Tuesday, September 27, 2011

The Book Thief by Markus Zusak

The Book ThiefThe Book Thief by Markus Zusak

My rating: 4 of 5 stars


When I began to read this book, I found it so gimmicky that it was hard to parse what was even going on. The narrator is Death, who sees everything in a riot of color and metaphor. I was relieved when, a little ways in, things settled into a more straightforward narrative, though I couldn't really understand why Death was the viewpoint character.

Towards the end the penny dropped for me; I'm probably slower than normal. Death knows the main character's story because 1) she wrote it down and Death picked up the book and 2) she lived in Germany during the Second World War, a prolonged, horrific event that the author believes would stand out in Death's memory. Wouldn't it be amazing to have something eternal know our stories after all of us are gone? And don't we hope that the atrocities of World War II left a scar on the collective psyche that will never completely fade? So, despite the grim subject matter, I found Death as narrator to be uplifting, the ray of hope in an otherwise dark theme.

I can only hope the Holocaust would make a mark in Death's memory, but I'm not entirely certain it would. Now, don't get me wrong. I am no denier of the Holocaust. It happened, it was horrific, and we should never, ever forget. I'm part of a generation who still got to meet survivors. Any friend's bar mitzvah was likely to have one in attendance. A Jewish fifth grade teacher had us read the Diary of Anne Frank, and I'm grateful to have had these experiences and wonder what it will be like for my children, who may never remember meeting a survivor, and will thus be a notch more removed from the event. The thing is, though, according to my anthropologist best friend, 80 million people were killed in the 20th century in ethnic cleansing events. I believe that what makes the Holocaust unique is that it was so well recorded and has been carefully and meticulously remembered by the people who survived it. Unfortunately, it was not as unique in other respects as we might wish, so I sincerely do wonder, if there was an entity like Death, would it remember the Holocaust and World War II? Would one German girl's story from that time stay with it and sear into it's memory?
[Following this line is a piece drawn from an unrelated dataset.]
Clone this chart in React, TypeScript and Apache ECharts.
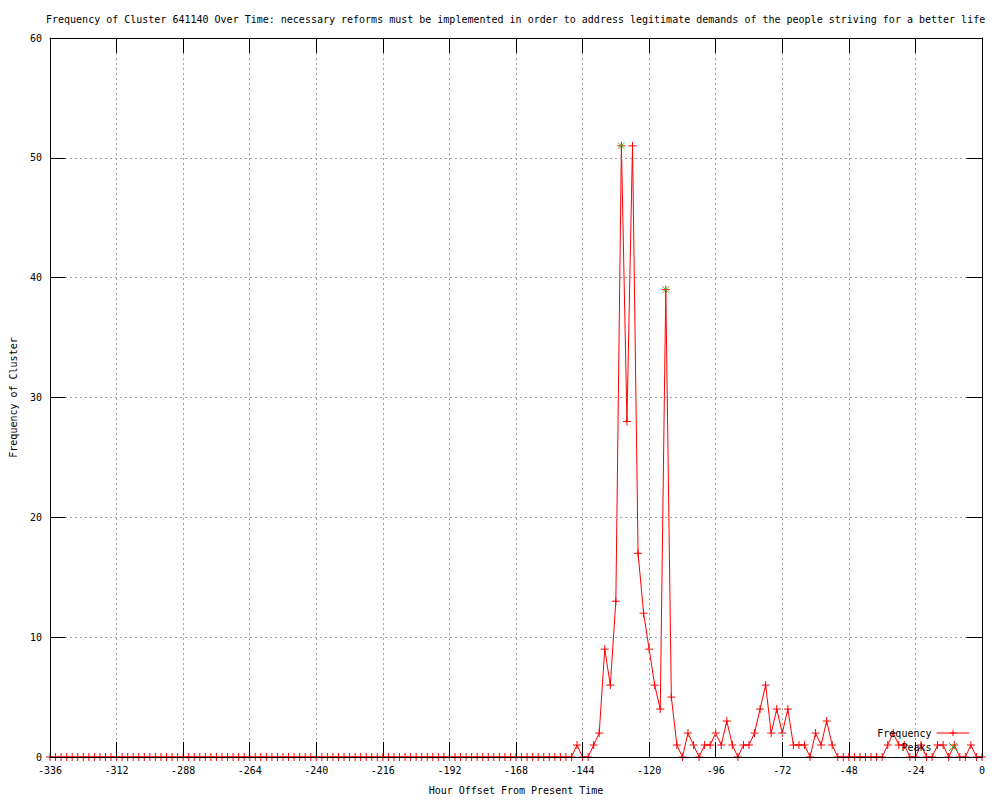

Or would it just be another chapter in a long book of human suffering, another event where people were slaughtered because they prayed the wrong way, had the wrong skin tone, or spoke the wrong language?

I think this book effectively touches the minds and memories of the living, though, and that is what really matters here. I don't know how much of the story is fiction and how much is memoir - a quick search of Wikipedia didn't tell me if the main character is an ancestor of the author or perhaps based on an ancestor, though given how the book ends, it seems quite possible. I highly recommend this book and say that if the beginning seems a little much, push on. It may feel like a slog to the end in some places, but the end is worth getting to.